Nikola Tesla is undoubtedly one of the super geniuses of all time. His inventions have cut across various industries. For one, his streaks have led us to the use of radios, remote controls, lasers, electric motors, wireless communication, X-rays, and so much more. However, unlike the very few geniuses of our time, Tesla died broke and he didn’t get half the recognition he deserved until decades after he died. People J.P Morgan became billionaires because of him and he still died alone trying to prove a few points. A lot of his inventions are still attributed to other people. He filed more than 300 patents in his 86 years on earth, a lot of which were relevant, but why was his case different?
“I don’t care that they stole my idea … I care that they don’t have any of their own.”
His process showed a man that was determined to succeed. Having started off pursuing an education in engineering and physics in the 1870s, he got fascinated with the concept of electricity and in an attempt to pursue that, went from Austria where he was born to the United States in 1884, to work for Thomas Edison. However, as you would probably have heard, the two couldn’t stay friends for a long time as they had different opinions and practices. Of which the major one was Thomas Edison’s choice of Direct current energy over Nikola Tesla’s alternating energy. He eventually went ahead to push his own remarkable work. He even chose to stay single forever as he didn’t want to be distracted. Tesla had the right genius portfolio, with a little too much imagination and a possibly insane mind. Here are a few reasons why this genius was not like any other kind.

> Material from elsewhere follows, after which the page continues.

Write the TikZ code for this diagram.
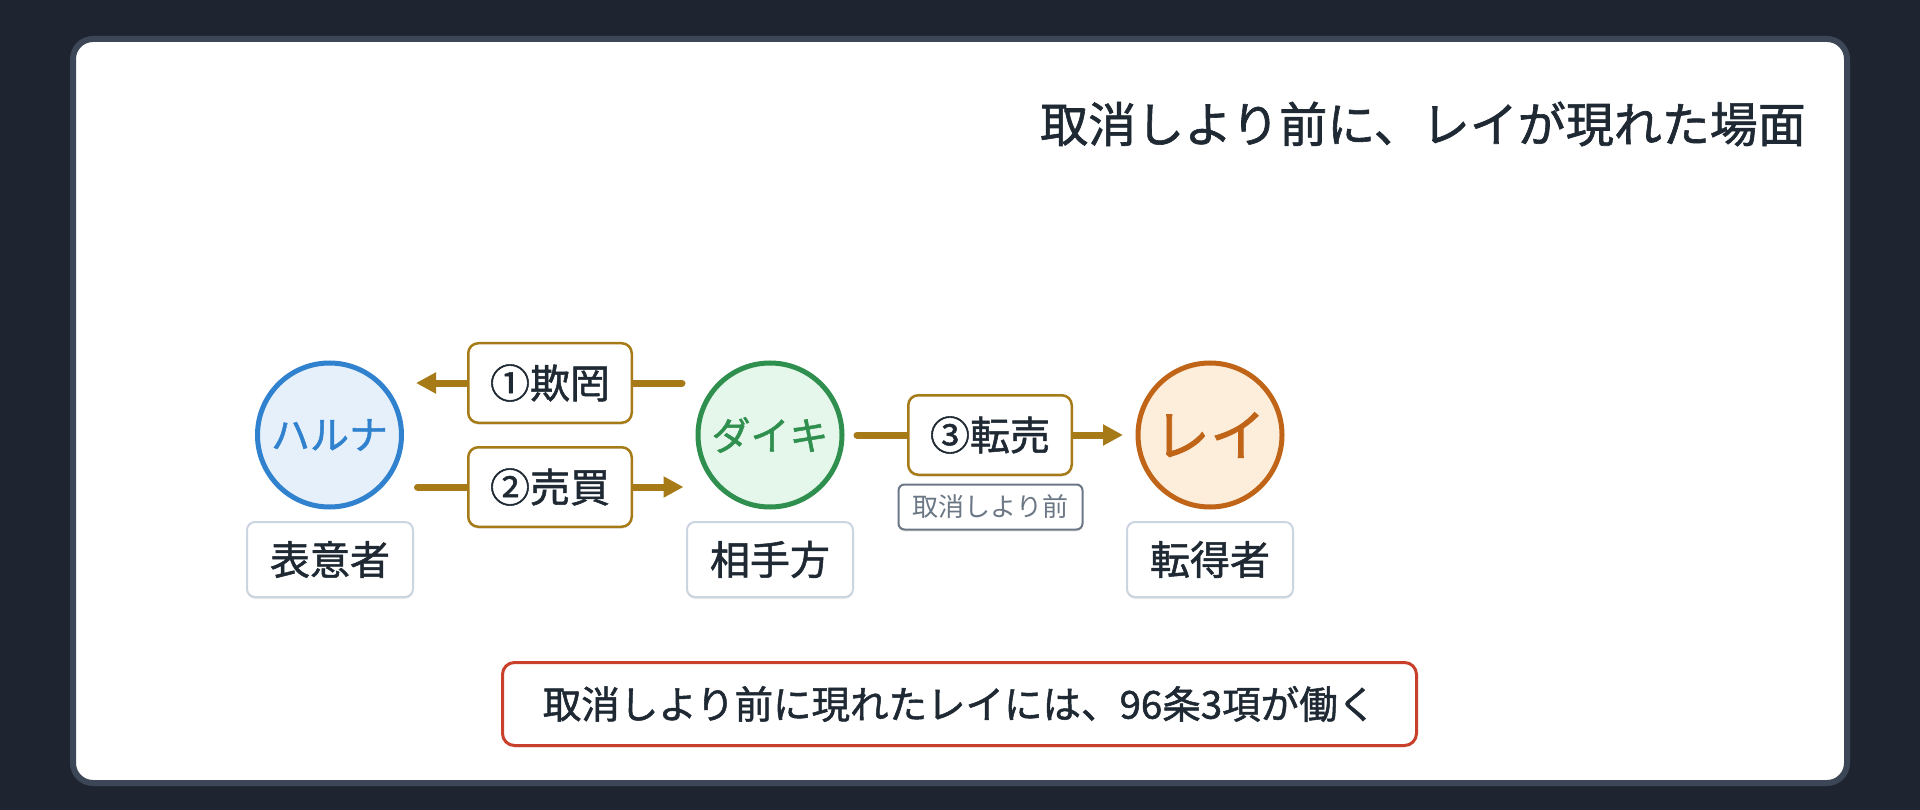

- He was far ahead of his time
Nikola Tesla was undoubtedly a visionary. Some of his inventions were so great that they were really hard to take in and really just seemed impossible. His imagination was extraordinary; just the thought of harnessing the power of Niagara falls, led him to the discovery of alternating current and the flexible form of electricity we now enjoy. He found a way to send electricity through mere air, and for all individuals to be able to use it affordably. However, while we can thank him for it now, it did seem pretty odd the first few years. While some of his work grew on the world to make sense, there are still a few that appear insane. Rumour has it that the US Government held some of his notes after his death, maybe to see if they could harness some of his genius; but news still remains that a lot of his ideas impossible and theoretical. Heard about the death ray? Crazy right?!
- He was a little too dogged in his ways
“I do not think you can name many great inventions that have been made by married men.” While Tesla might have been correct with this, he probably took it to new heights. He claimed to never have slept for more than two hours at a stretch, and as far as his love life was concerned, he once fell madly in love with a white pigeon. He also took great risks in trying to prove his point on some of his inventions. One of his greatest experiments was to remotely light up the sky over the North Pole to showcase this wireless power transmission technology. Just this experiment might have accidentally caused the Tungusta explosion (which is still regarded as the largest man-made explosion ever.) Needless to say, he was slightly insane and that was what led to him being known as the “Mad Scientist.”
- He wasn’t after wealth or fame (to his detriment)
A good number of people got famous, hanging on to his inventions and discoveries. Others and their generations to come became impeccably rich. Here’s how it happened: Even though Thomas Edison was the first to have a shot at creating electricity, his idea of the Direct current was too expensive and required a lot of it to work. Tesla’s idea was tons cheaper and was sustainable. That is what we enjoy today. In essence, if Tesla capitalized on that alone, he would have been one of the richest men in the history of the world. Edison, who was apparently losing, went ahead to publicly electrocute animals and spent on a lot on bad PR against Tesla. This took a toll on George Westinghouse financially who pleaded with Tesla to give him a few years off paying him royalties. Rather than pause, Tesla immediately tore up his contract. (The value of his patents to be $12 million in 1907 is equal to more than $300 million today.) Needless to say the amount of money he would have made from other inventions if he was a little bit of a capitalist. The only thing he really fought for was recognition for the invention of radio which was long given to Guglielmo Marconi. Most of the recognition he got was long after his death.
Tesla’s story proved a few things. For one, your imaginations can change the world, but they can also destroy it. While harnessing the power of your mind, there’s also a tendency that you lose it in the process. Sometimes, your creative power isn’t enough; don’t be afraid to accept the recognition and money that comes with it or you would have only yourself to blame is you die broke.